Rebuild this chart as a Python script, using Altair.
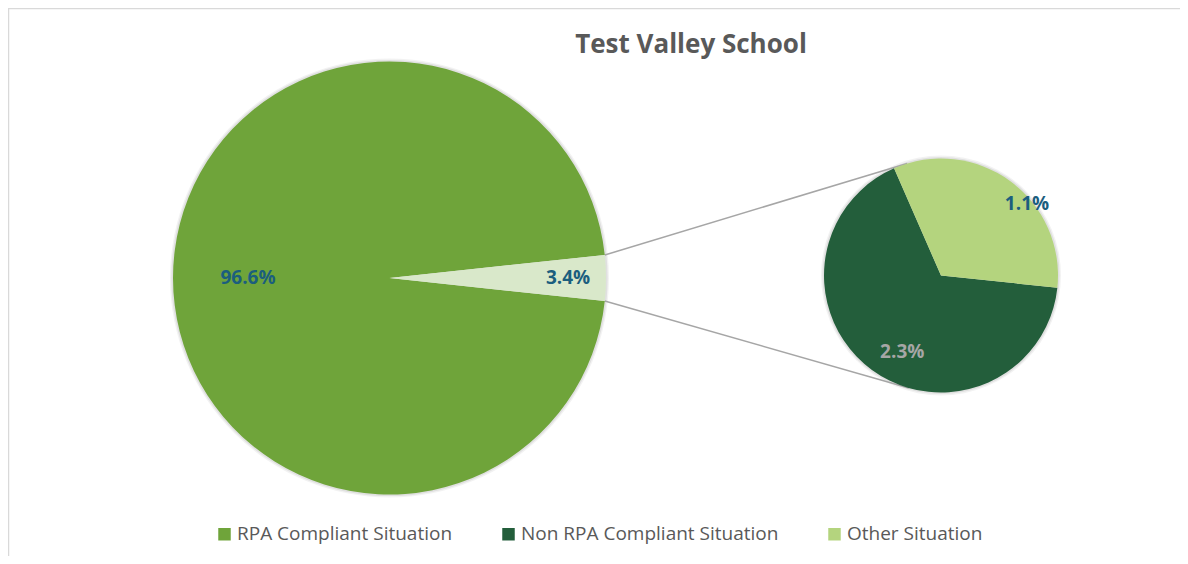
import math
import altair as alt
import pandas as pd

# ---- data -------------------------------------------------------------
categories = ["RPA Compliant Situation", "Non RPA Compliant Situation", "Other Situation"]
shares = [96.6, 2.27, 1.13]
colors = ["#6fa43a", "#235e3b", "#b4d47e"]
rest_name = "Non RPA + Other"
rest_color = "#d9e8ca"
title_text = "Test Valley School"

# ---- layout -----------------------------------------------------------
W, H = 1172, 548
C1 = (381.5, 270.0)
R1 = 216.5
C2 = (933.0, 267.5)
R2 = 117.0
SUB_START_DEG = 96.0

rest = shares[1] + shares[2]
main_df = pd.DataFrame({"cat": [categories[0], rest_name],
                        "value": [shares[0], rest], "order": [0, 1]})
sub_df = pd.DataFrame({"cat": categories[1:], "value": shares[1:], "order": [0, 1]})

half = rest / 100.0 * math.pi  # half wedge angle (rad)
main_start = math.pi / 2 + half
sub_start = math.radians(SUB_START_DEG)

color = alt.Color(
    "cat:N",
    scale=alt.Scale(domain=categories + [rest_name], range=colors + [rest_color]),
    legend=alt.Legend(values=categories, title=None, orient="none", direction="horizontal",
                      legendX=207, legendY=516.5, symbolType="square", symbolSize=156,
                      symbolStrokeWidth=0, labelFont="Open Sans", labelFontSize=19,
                      labelColor="#595959", columnPadding=46, labelOffset=3, padding=0,
                      labelLimit=0),
)

one_row = pd.DataFrame({"k": [0]})


def shadow(center, r):
    rings = []
    for extra, op in [(3.0, 0.05), (1.6, 0.07)]:
        rings.append(
            alt.Chart(one_row).mark_arc(radius=r + extra, theta=0, theta2=2 * math.pi,
                                        color="#000000", opacity=op).encode(
                x=alt.value(center[0]), y=alt.value(center[1]))
        )
    return rings


def pie(df, center, r, start, labels):
    theta = alt.Theta("value:Q", stack=True, scale=alt.Scale(range=[start, start + 2 * math.pi]))
    base = alt.Chart(df).transform_calculate(
        label="format(datum.value, '.1f') + '%'"
    )
    arc = base.mark_arc(radius=r, strokeWidth=0).encode(
        theta=theta, color=color, order=alt.Order("order:Q"),
        x=alt.value(center[0]), y=alt.value(center[1]),
    )
    layers = [arc]
    for cat, rad, dx, dy, col in labels:
        layers.append(
            base.mark_text(radius=rad, dx=dx, dy=dy, font="Open Sans", fontSize=19,
                           fontWeight="bold", color=col).encode(
                theta=theta, order=alt.Order("order:Q"),
                x=alt.value(center[0]), y=alt.value(center[1]),
                text=alt.condition(alt.datum.cat == cat, alt.Text("label:N"), alt.value("")),
            )
        )
    return alt.layer(*layers)


main_pie = pie(main_df, C1, R1, main_start, [
    (categories[0], 141.5, 0, 0, "#1b5e7e"),
    (rest_name, 178.5, 0, 0, "#1b5e7e"),
])
sub_pie = pie(sub_df, C2, R2, sub_start, [
    (categories[2], 111.8, 20, 19, "#1b5e7e"),
    (categories[1], 86, 12, 7.5, "#a6a6a6"),
])


# ---- connector lines (tangents from wedge ends to the second pie) -----
def tangent(P, C, r, sign):
    dx, dy = P[0] - C[0], P[1] - C[1]
    d = math.hypot(dx, dy)
    ang = math.atan2(dy, dx) + sign * math.acos(r / d)
    return (C[0] + r * math.cos(ang), C[1] + r * math.sin(ang))


p_top = (C1[0] + R1 * math.cos(half), C1[1] - R1 * math.sin(half))
p_bot = (C1[0] + R1 * math.cos(half), C1[1] + R1 * math.sin(half))
t_top = tangent(p_top, C2, R2, 1)
t_bot = tangent(p_bot, C2, R2, -1)
lines_df = pd.DataFrame({
    "x": [p_top[0], p_bot[0]], "y": [p_top[1], p_bot[1]],
    "x2": [t_top[0], t_bot[0]], "y2": [t_top[1], t_bot[1]],
})
connectors = alt.Chart(lines_df).mark_rule(color="#a6a6a6", strokeWidth=1.5).encode(
    x=alt.X("x:Q", scale=None), y=alt.Y("y:Q", scale=None),
    x2="x2:Q", y2="y2:Q",
)

# ---- chart frame (top and left edges visible) ---------------------------
frame_top = alt.Chart(one_row).mark_rule(color="#d9d9d9", strokeWidth=1.5).encode(
    x=alt.value(0), x2=alt.value(W), y=alt.value(0.5))
frame_left = alt.Chart(one_row).mark_rule(color="#d9d9d9", strokeWidth=1.5).encode(
    x=alt.value(0.5), y=alt.value(0), y2=alt.value(H))

chart = alt.layer(
    frame_top, frame_left, *shadow(C1, R1), *shadow(C2, R2), connectors, main_pie, sub_pie
).resolve_scale(theta="independent").properties(
    width=W, height=H, padding=0,
    autosize=alt.AutoSizeParams(type="none"),
    title=alt.TitleParams(title_text, anchor="middle", dx=97, dy=26, offset=-46, frame="group",
                          baseline="alphabetic", font="Open Sans", fontSize=26,
                          fontWeight="bold", color="#595959"),
).configure_view(stroke=None).configure(background="white")

chart.save("out.html", embed_options={"renderer": "svg", "actions": False})
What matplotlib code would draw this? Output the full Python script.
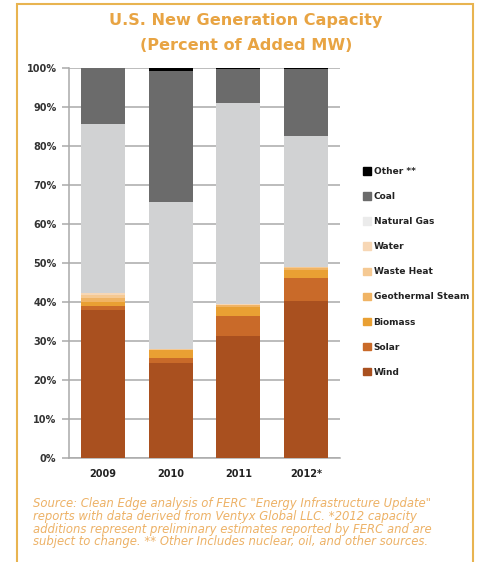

- **Goal of the exercise**
Transcribe exactly, please, the lines between the start of the records above and the line holding "sub_start = math.radians(SUB_START_DEG)", counting both of those lines and omitting pictures.

- **Written response**
Rebuild this chart as a Python script, using Altair.
import math
import altair as alt
import pandas as pd

# ---- data -------------------------------------------------------------
categories = ["RPA Compliant Situation", "Non RPA Compliant Situation", "Other Situation"]
shares = [96.6, 2.27, 1.13]
colors = ["#6fa43a", "#235e3b", "#b4d47e"]
rest_name = "Non RPA + Other"
rest_color = "#d9e8ca"
title_text = "Test Valley School"

# ---- layout -----------------------------------------------------------
W, H = 1172, 548
C1 = (381.5, 270.0)
R1 = 216.5
C2 = (933.0, 267.5)
R2 = 117.0
SUB_START_DEG = 96.0

rest = shares[1] + shares[2]
main_df = pd.DataFrame({"cat": [categories[0], rest_name],
                        "value": [shares[0], rest], "order": [0, 1]})
sub_df = pd.DataFrame({"cat": categories[1:], "value": shares[1:], "order": [0, 1]})

half = rest / 100.0 * math.pi  # half wedge angle (rad)
main_start = math.pi / 2 + half
sub_start = math.radians(SUB_START_DEG)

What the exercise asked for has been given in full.